- Team Russia Logo
- Yacht name:: Kosatka
- Skipper:: Andreas Hanakamp
- Founder:: Oleg Zherebtsov
- Sponsors:: WDCS
- Suppliers:: Polyvanced, FSE Robline, Steiner
- Flag:: Russian
- Sail #:: RUS1
- Website:: www.teamrussia.org

= Team Russia =

Russian yacht racing team

Team Russia was the name of the Russian backed entry in the 2008–09 Volvo Ocean Race. Team Russia was founded by Oleg Zherebtsov, the founder of the Lenta hypermarket chain in Russia. Zherebstov met former Olympic sailor and professional skipper, Andreas Hanakamp, by chance during a sailing holiday in Croatia.
The CEO of Team Russia is Michael Woods, who was director of Race Operations for the 2001-02 race.

Their yacht, a second generation Volvo Open 70, was designed by British designer Rob Humphreys and built by Green Marine in Lymington, UK she was christened Kosatka (which is Russian for orca or killer whale) at a ceremony at Gunwharf Quays Marina, Portsmouth, UK on Monday June 16, 2008, by the boats godmother Birgitta Westerberg, co-founder (with Oleg Zherebtsov), of the Solntse (Sun) Foundation charity for sick and underprivileged children in St Petersburg, Russia.

Team Russia had to suspend racing upon arrival in Singapore at the end of Leg 3 due to "insufficient funds". They officially withdrew from legs 4, 5, and 6 of the race, and whilst the team hoped to rejoin for the last legs of the race, this was not possible, however the team did sail Leg 10 beside the rest of the fleet to their hometown of St Petersburg.

==Race team==

'We Sail For The Whale’ Logo

The race team consisted of some previous Volvo Ocean Race sailors, as well as some newcomers to the event.

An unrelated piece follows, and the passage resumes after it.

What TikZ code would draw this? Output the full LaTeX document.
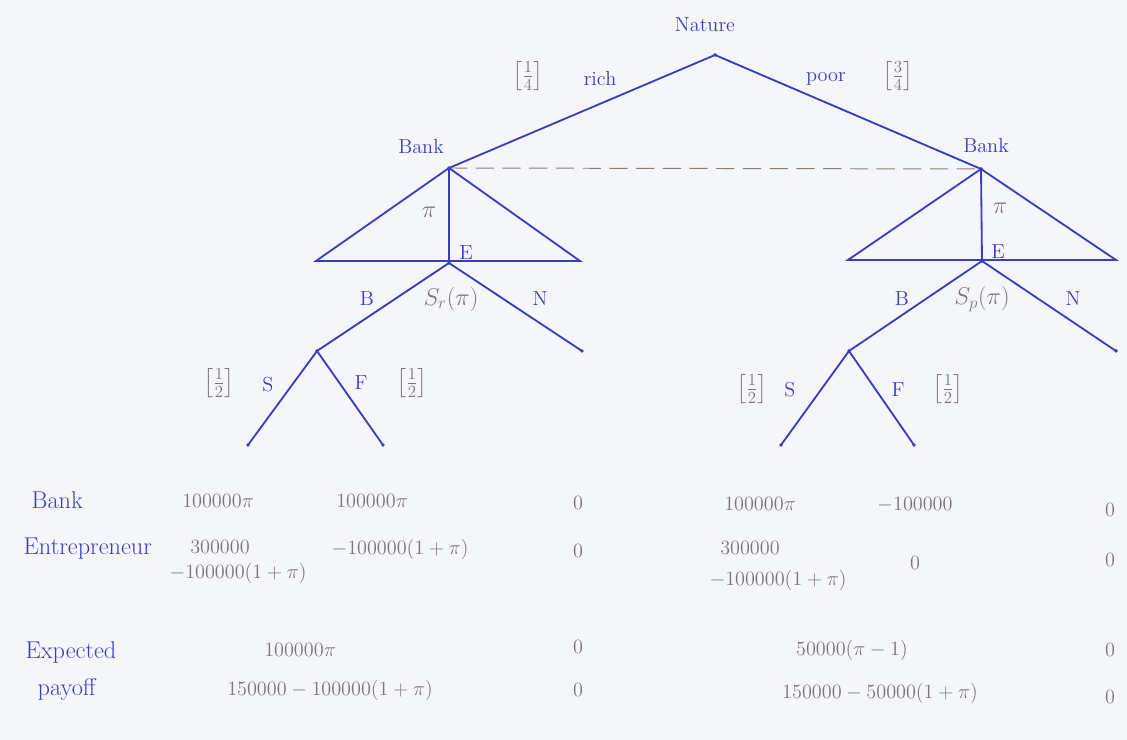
\documentclass[tikz,border=0pt]{standalone}
\usepackage{amsmath, amssymb}
\usepackage{tikz}
\usetikzlibrary{positioning, backgrounds}

\definecolor{ink}{RGB}{58,62,190}
\definecolor{pencil}{RGB}{120,120,124}
\definecolor{dashink}{RGB}{140,125,115}
\definecolor{paper}{RGB}{244,246,250}

\begin{document}
\begin{tikzpicture}[
    x=0.025cm, y=-0.025cm,
    edge/.style={
        ink,
        line width=1.3pt
    },
    infoset/.style={
        dashink,
        dash pattern=on 13pt off 6pt,
        line width=0.7pt
    },
    dot/.style={
        circle,
        fill=ink,
        inner sep=1pt
    },
    player/.style={
        text=ink,
        font=\Large,
        inner sep=1pt
    },
    move/.style={
        text=ink,
        font=\Large,
        inner sep=1pt
    },
    prob/.style={
        text=pencil,
        font=\LARGE,
        inner sep=1pt
    },
    payoff/.style={
        text=pencil,
        font=\Large,
        align=left,
        inner sep=1pt
    },
    rowlabel/.style={
        text=ink,
        font=\LARGE,
        align=left,
        inner sep=1pt
    }
]

% Paper and frame
\useasboundingbox (0,0) rectangle (1127,740);
\fill[paper] (0,0) rectangle (1127,740);

% Nodes of the tree
\coordinate (nat) at (715,55);
\coordinate (bankr) at (449,168);
\coordinate (bankp) at (981,169);
\coordinate (trl) at (316,261);
\coordinate (trr) at (580,261);
\coordinate (er) at (449,263);
\coordinate (tpl) at (848,260);
\coordinate (tpr) at (1116,260);
\coordinate (ep) at (982,261);
\coordinate (br) at (317,351);
\coordinate (nr) at (582,351);
\coordinate (bp) at (849,351);
\coordinate (np) at (1116,351);
\coordinate (sr) at (248,445);
\coordinate (fr) at (383,445);
\coordinate (sp) at (781,445);
\coordinate (fp) at (914,445);

% Nature moves
\draw[edge] (bankr) -- (nat) -- (bankp);
\draw[infoset] (bankr) -- (bankp);

% Bank chooses the rate (rich)
\draw[edge] (trl) -- (bankr) -- (trr) -- cycle;
\draw[edge] (bankr) -- (er);

% Bank chooses the rate (poor)
\draw[edge] (tpl) -- (bankp) -- (tpr) -- cycle;
\draw[edge] (bankp) -- (ep);

% Entrepreneur moves
\draw[edge] (br) -- (er) -- (nr);
\draw[edge] (bp) -- (ep) -- (np);
\draw[edge] (sr) -- (br) -- (fr);
\draw[edge] (sp) -- (bp) -- (fp);

\foreach \p in {nat, bankr, bankp, er, ep, br, bp, nr, np, sr, fr, sp, fp}
    \node[dot] at (\p) {};

% Labels of players and moves
\node[player] (lnat) at (705,25) {Nature};
\node[player] (lbankr) at (421,147) {Bank};
\node[player] (lbankp) at (986,146) {Bank};
\node[prob] (qrich) at (528,76) {$\bigl[\frac{1}{4}\bigr]$};
\node[move] (lrich) at (600,79) {rich};
\node[move] (lpoor) at (826,79) {poor};
\node[prob] (qpoor) at (898,76) {$\bigl[\frac{3}{4}\bigr]$};

\node[prob] (pir) at (429,212) {$\pi$};
\node[move] (ler) at (466,253) {E};
\node[prob] (pip) at (1000,208) {$\pi$};
\node[move] (lep) at (998,252) {E};

\node[move] (lbr) at (367,299) {B};
\node[prob] (lsr) at (451,299) {$S_r(\pi)$};
\node[move] (lnr) at (540,299) {N};
\node[move] (lbp) at (902,299) {B};
\node[prob] (lsp) at (982,299) {$S_p(\pi)$};
\node[move] (lnp) at (1073,299) {N};

\node[prob] (qsr) at (219,383) {$\bigl[\frac{1}{2}\bigr]$};
\node[move] (lsr2) at (268,385) {S};
\node[move] (lfr) at (361,383) {F};
\node[prob] (qfr) at (412,383) {$\bigl[\frac{1}{2}\bigr]$};
\node[prob] (qsp) at (752,389) {$\bigl[\frac{1}{2}\bigr]$};
\node[move] (lsp2) at (790,390) {S};
\node[move] (lfp) at (898,390) {F};
\node[prob] (qfp) at (948,389) {$\bigl[\frac{1}{2}\bigr]$};

% Payoff rows
\node[rowlabel, anchor=west] (rbank) at (30,500) {Bank};
\node[rowlabel, anchor=west] (rentr) at (22,549) {Entrepreneur};
\node[rowlabel, anchor=west] (rexp) at (24,652) {Expected};
\node[rowlabel, anchor=west] (rpay) at (36,689) {payoff};

\node[payoff] (b1) at (218,501) {$100000\pi$};
\node[payoff] (b2) at (372,501) {$100000\pi$};
\node[payoff] (b3) at (578,503) {$0$};
\node[payoff] (b4) at (760,504) {$100000\pi$};
\node[payoff] (b5) at (915,505) {$-100000$};
\node[payoff] (b6) at (1110,510) {$0$};

\node[payoff] (e1) at (220,547) {$300000$};
\node[payoff] (e1b) at (238,573) {$-100000(1+\pi)$};
\node[payoff] (e2) at (400,549) {$-100000(1+\pi)$};
\node[payoff] (e3) at (578,551) {$0$};
\node[payoff] (e4) at (750,548) {$300000$};
\node[payoff] (e4b) at (778,580) {$-100000(1+\pi)$};
\node[payoff] (e5) at (915,563) {$0$};
\node[payoff] (e6) at (1110,560) {$0$};

\node[payoff] (x1) at (300,650) {$100000\pi$};
\node[payoff] (x2) at (578,647) {$0$};
\node[payoff] (x3) at (852,650) {$50000(\pi-1)$};
\node[payoff] (x4) at (1110,650) {$0$};

\node[payoff] (y1) at (330,690) {$150000 - 100000(1+\pi)$};
\node[payoff] (y2) at (578,690) {$0$};
\node[payoff] (y3) at (880,693) {$150000 - 50000(1+\pi)$};
\node[payoff] (y4) at (1110,697) {$0$};

\end{tikzpicture}
\end{document}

| Name | Position | Previous VOR Experience |
|---|---|---|
| GBR Mark Covell | Media Crew Member |  |
| ZAF Michael Joubert | Bowman | 1997-98 'BrunelSunergy', 2001-02 Assa Abloy, 2005-06 'movistar' |
| AUT Andreas Hanakamp | Skipper | (Newcomer) |
| NLD Wouter Verbraak | Navigator | 2001-02 Djuice Dragons |
| UKR Rodion Luka | Helmsman | (Newcomer) |
| RUS Oleg Zherebtsov | Bowman 2 and Pit | (Newcomer) |
| IRL Jeremy Elliott | Trimmer and Sail Designer | (Newcomer) |
| ESP Guillermo Altadil | Watch leader | 2001-02 Assa Abloy, 2005-06 'Ericsson' |
| ENG Nick Bubb | Pitman | (Newcomer) |
| DNK Stig Westergaard | Watch Captain | 2001-02 'Djuice Dragons' |
| NZL Ben Costello | Trim / Helm |  |
| ZAF Camron Wills | Grinder and trimmer |  |

==WDCS Partnership==
The WDCS were announced as the official partner for Team Russia.
Kosatka sailed under the logo 'We Sail For The Whale’ which calls for the creation of twelve new marine protected areas for whales and dolphins by 2012.